Both of the pets went to their temporary homes this past week. Thank you Faraz, Priya, Mary, and Pete for taking care of our furballs while we’re away.
Jason and I are currently in Tucson getting Boba settled and will be home on Sunday. We’ll then have 3 days to pack up the house before the movers arrive Thursday morning. Ugh, I am so dreading the packing & moving – at least I got a bigger storage unit so I no longer worry about it all fitting.
The one significant change we made this week is that we are no longer staying in a hostel in Taiwan. I booked a loft studio on Airbnb for slightly more than our private room in the hostel. Honestly, I know I’m going to want to kick back and relax in Thailand after all of the stress of preparing for the trip and moving everything into storage, so I think it’s the right call. Having a kitchen to make breakfast in and our own couch to lay around on in our PJs will be much appreciated.
But back to what’s going on at home… everything posted on Craigslist has sold or was given away. We only have our two office chairs left that if not claimed, will be given to Goodwill. We also may have two bookshelves to give away, depending on if the person I think wanted them still does 🙂
I wanted to do a huge packing post where I talk about what I’m bringing and how I’m packing, but I think I’m going to do that from Taiwan. With all the stuff we have to do when we get back home, I just don’t know if I’ll be blogging again before we leave. Maybe Friday once we are moved out of the apartment? Or maybe Saturday while sitting in the airport? Although at that point, I’m sure all I’d be able to say is OMG WE ARE LEAVING.

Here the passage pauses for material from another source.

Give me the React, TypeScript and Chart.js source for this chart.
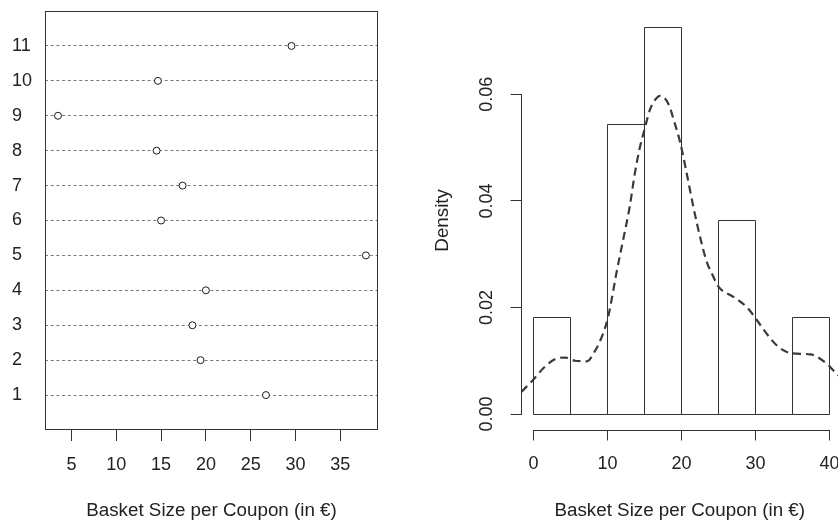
import React, { useEffect, useRef } from "react";
import { Chart, registerables } from "chart.js";

Chart.register(...registerables);

const FONT = "'Liberation Sans', Arial, Helvetica, sans-serif";
const INK = "#222222";
const LINE = "#333333";

// ---- Left panel: dot chart ----
const rowLabels = ["1", "2", "3", "4", "5", "6", "7", "8", "9", "10", "11"];
const basketSizes = [26.7, 19.4, 18.5, 20.0, 37.85, 15.0, 17.4, 14.5, 3.5, 14.65, 29.55];
const dotXTicks = [5, 10, 15, 20, 25, 30, 35];
const dotXRange = [2.05, 39.2];
const dotYRange = [0, 12];

// ---- Right panel: histogram + density ----
const histBreaks = [0, 5, 10, 15, 20, 25, 30, 35, 40];
const histDensity = [0.0182, 0, 0.0545, 0.0727, 0, 0.0364, 0, 0.0182];
const kdeX = [-1.6, 0, 1.55, 3.1, 4.3, 5.6, 7.2, 8.3, 9.4, 10.1, 10.8, 11.2, 12.1, 13.0, 13.7, 14.4, 15.1, 15.7, 16.4, 17.1, 18.2, 19.1, 19.8, 20.7, 21.6, 22.5, 23.4, 24.1, 25.0, 27.0, 28.8, 30.2, 31.5, 33.1, 34.9, 37.4, 39.6, 41.0, 41.6];
const kdeY = [0.0042, 0.0065, 0.0089, 0.0104, 0.0106, 0.0100, 0.0099, 0.0118, 0.0151, 0.0183, 0.0233, 0.0264, 0.0326, 0.0389, 0.0452, 0.0502, 0.0539, 0.0570, 0.0589, 0.0597, 0.0583, 0.0545, 0.0511, 0.0452, 0.0389, 0.0333, 0.0286, 0.0264, 0.0239, 0.0220, 0.0201, 0.0176, 0.0151, 0.0126, 0.0114, 0.0112, 0.0095, 0.0075, 0.0068];
const histXTicks = [0, 10, 20, 30, 40];
const histYTicks = [0, 0.02, 0.04, 0.06];
const histYTickLabels = ["0.00", "0.02", "0.04", "0.06"];
const histXRange = [-1.62, 41.15];
const histYRange = [-0.0029, 0.0756];

const xTitle = "Basket Size per Coupon (in €)";
const yTitle = "Density";

const W = 838;
const H = 522;
const HALF = 419;

const zeroPad = (s: any) => {
  s.paddingLeft = 0;
  s.paddingRight = 0;
  s.paddingTop = 0;
  s.paddingBottom = 0;
};

const boxPlugin = {
  id: "boxFrame",
  beforeDatasetsDraw(chart: any) {
    const { ctx, chartArea: a } = chart;
    ctx.save();
    ctx.strokeStyle = LINE;
    ctx.lineWidth = 1;
    const l = Math.round(a.left) + 0.5;
    const t = Math.round(a.top) + 0.5;
    const r = Math.round(a.right) - 0.5;
    const b = Math.round(a.bottom) - 0.5;
    ctx.strokeRect(l, t, r - l, b - t);
    ctx.restore();
  },
};

// Outlines the histogram rectangles from the bar elements laid out by Chart.js
const barOutlinePlugin = {
  id: "barOutline",
  beforeDatasetsDraw(chart: any) {
    const { ctx } = chart;
    ctx.save();
    ctx.strokeStyle = LINE;
    ctx.lineWidth = 1;
    chart.data.datasets.forEach((ds: any, di: number) => {
      if (ds.type !== "bar") return;
      const meta = chart.getDatasetMeta(di);
      meta.data.forEach((el: any) => {
        const { x, y, base, width } = el.getProps(["x", "y", "base", "width"], true);
        const l = Math.round(x - width / 2) + 0.5;
        const r = Math.round(x + width / 2) + 0.5;
        const t = Math.round(Math.min(y, base)) + 0.5;
        const b = Math.round(Math.max(y, base)) + 0.5;
        ctx.beginPath();
        ctx.moveTo(l, b);
        ctx.lineTo(l, t);
        ctx.lineTo(r, t);
        ctx.lineTo(r, b);
        ctx.closePath();
        ctx.stroke();
      });
    });
    ctx.restore();
  },
};

const axisLinePlugin = {
  id: "axisLines",
  afterDraw(chart: any) {
    const { ctx, chartArea: a } = chart;
    const xs = chart.scales.x;
    const ys = chart.scales.y;
    ctx.save();
    ctx.strokeStyle = LINE;
    ctx.lineWidth = 1;
    ctx.beginPath();
    const yb = Math.round(a.bottom) + 0.5;
    ctx.moveTo(Math.round(xs.getPixelForValue(histXTicks[0])) + 0.5, yb);
    ctx.lineTo(Math.round(xs.getPixelForValue(histXTicks[histXTicks.length - 1])) + 0.5, yb);
    const xl = Math.round(a.left) - 0.5;
    ctx.moveTo(xl, Math.round(ys.getPixelForValue(histYTicks[0])) + 0.5);
    ctx.lineTo(xl, Math.round(ys.getPixelForValue(histYTicks[histYTicks.length - 1])) + 0.5);
    ctx.stroke();
    ctx.restore();
  },
};

export default function App() {
  const leftRef = useRef<HTMLCanvasElement | null>(null);
  const rightRef = useRef<HTMLCanvasElement | null>(null);

  useEffect(() => {
    const tickFont = { family: FONT, size: 18 };
    const titleFont = { family: FONT, size: 18.8 };

    const left = new Chart(leftRef.current as HTMLCanvasElement, {
      type: "scatter",
      data: {
        datasets: [
          {
            data: basketSizes.map((v, i) => ({ x: v, y: i + 1 })),
            pointRadius: 3.5,
            pointHoverRadius: 3.5,
            pointBorderWidth: 1,
            pointBorderColor: "#1a1a1a",
            pointBackgroundColor: "#ffffff",
            showLine: false,
          },
        ],
      },
      options: {
        animation: false,
        responsive: false,
        devicePixelRatio: 1,
        events: [],
        layout: { padding: { left: 12, top: 11, right: 41, bottom: 0 }, autoPadding: false },
        plugins: { legend: { display: false }, tooltip: { enabled: false } },
        scales: {
          x: {
            type: "linear",
            min: dotXRange[0],
            max: dotXRange[1],
            afterBuildTicks: (s: any) => {
              s.ticks = dotXTicks.map((v) => ({ value: v }));
            },
            afterFit: (s: any) => {
              s.height = 92;
              zeroPad(s);
            },
            grid: { display: true, drawOnChartArea: false, drawTicks: true, tickLength: 11, tickColor: LINE, tickWidth: 1 },
            border: { display: false },
            ticks: { font: tickFont, color: INK, padding: 13, maxRotation: 0, minRotation: 0, autoSkip: false },
            title: { display: true, text: xTitle, font: titleFont, color: INK, padding: { top: 0, bottom: 0 } },
          },
          y: {
            type: "linear",
            min: dotYRange[0],
            max: dotYRange[1],
            afterBuildTicks: (s: any) => {
              s.ticks = rowLabels.map((_, i) => ({ value: i + 1 }));
            },
            afterFit: (s: any) => {
              s.width = 33;
              zeroPad(s);
            },
            grid: { display: true, drawOnChartArea: true, drawTicks: false, color: "#7a7a7a", lineWidth: 1 },
            border: { display: false, dash: [3, 2.7] },
            ticks: {
              callback: (v: any) => rowLabels[Number(v) - 1],
              crossAlign: "far",
              font: tickFont,
              color: INK,
              padding: 0,
              autoSkip: false,
            },
          },
        },
      },
      plugins: [boxPlugin],
    } as any);

    const centers = histDensity.map((_, i) => (histBreaks[i] + histBreaks[i + 1]) / 2);

    const right = new Chart(rightRef.current as HTMLCanvasElement, {
      type: "bar",
      data: {
        datasets: [
          {
            type: "line",
            data: kdeX.map((x, i) => ({ x, y: kdeY[i] })),
            borderColor: "#3a3a3a",
            borderWidth: 2.2,
            borderDash: [8, 5],
            pointRadius: 0,
            fill: false,
            cubicInterpolationMode: "monotone",
            order: 0,
          },
          {
            type: "bar",
            data: centers.map((x, i) => ({ x, y: histDensity[i] })),
            backgroundColor: "rgba(0,0,0,0)",
            borderColor: "rgba(0,0,0,0)",
            borderWidth: 0,
            barPercentage: 1,
            categoryPercentage: 1,
            order: 1,
          },
        ],
      },
      options: {
        animation: false,
        responsive: false,
        devicePixelRatio: 1,
        events: [],
        layout: { padding: { left: 0, top: 11.2, right: 0, bottom: 0 }, autoPadding: false },
        plugins: { legend: { display: false }, tooltip: { enabled: false } },
        scales: {
          x: {
            type: "linear",
            offset: false,
            min: histXRange[0],
            max: histXRange[1],
            afterBuildTicks: (s: any) => {
              s.ticks = histXTicks.map((v) => ({ value: v }));
            },
            afterFit: (s: any) => {
              s.height = 92.5;
              zeroPad(s);
            },
            grid: { display: true, offset: false, drawOnChartArea: false, drawTicks: true, tickLength: 11, tickColor: LINE, tickWidth: 1 },
            border: { display: false },
            ticks: { font: tickFont, color: INK, padding: 13, maxRotation: 0, minRotation: 0, autoSkip: false },
            title: { display: true, text: xTitle, font: titleFont, color: INK, padding: { top: 0, bottom: 0 } },
          },
          y: {
            type: "linear",
            min: histYRange[0],
            max: histYRange[1],
            beginAtZero: false,
            afterBuildTicks: (s: any) => {
              s.ticks = histYTicks.map((v) => ({ value: v }));
            },
            afterFit: (s: any) => {
              s.width = 102.5;
              zeroPad(s);
            },
            grid: { display: true, drawOnChartArea: false, drawTicks: true, tickLength: 11, tickColor: LINE, tickWidth: 1 },
            border: { display: false },
            ticks: {
              callback: (v: any) => {
                const k = histYTicks.indexOf(Number(v));
                return k >= 0 ? histYTickLabels[k] : "";
              },
              crossAlign: "center",
              minRotation: 90,
              maxRotation: 90,
              font: tickFont,
              color: INK,
              padding: 6,
              autoSkip: false,
            },
            title: { display: true, text: yTitle, font: titleFont, color: INK, padding: { top: 12.7, bottom: 0 } },
          },
        },
      },
      plugins: [barOutlinePlugin, axisLinePlugin],
    } as any);

    return () => {
      left.destroy();
      right.destroy();
    };
  }, []);

  return (
    <div style={{ position: "absolute", left: 0, top: 0, width: W, height: H, background: "#ffffff" }}>
      <canvas
        ref={leftRef}
        width={HALF}
        height={H}
        style={{ position: "absolute", left: 0, top: 0, width: HALF, height: H }}
      />
      <canvas
        ref={rightRef}
        width={W - HALF}
        height={H}
        style={{ position: "absolute", left: HALF, top: 0, width: W - HALF, height: H }}
      />
    </div>
  );
}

Everything that I’ve had to buy online has arrived (except for one thing that tracking says arrived in SF today) and really the only shopping we still need to do is at CVS for some over the counter drugs we want to bring with us and a few items from REI.
Right now I’m trying to relax and not worry about the packing since I can’t do anything about it from Arizona. I’m also reading a ton of packing posts from travel blogs to make sure I’m really not forgetting anything.
Thanks again for reading and I promise there will be pretty pictures soon! 10 days!!!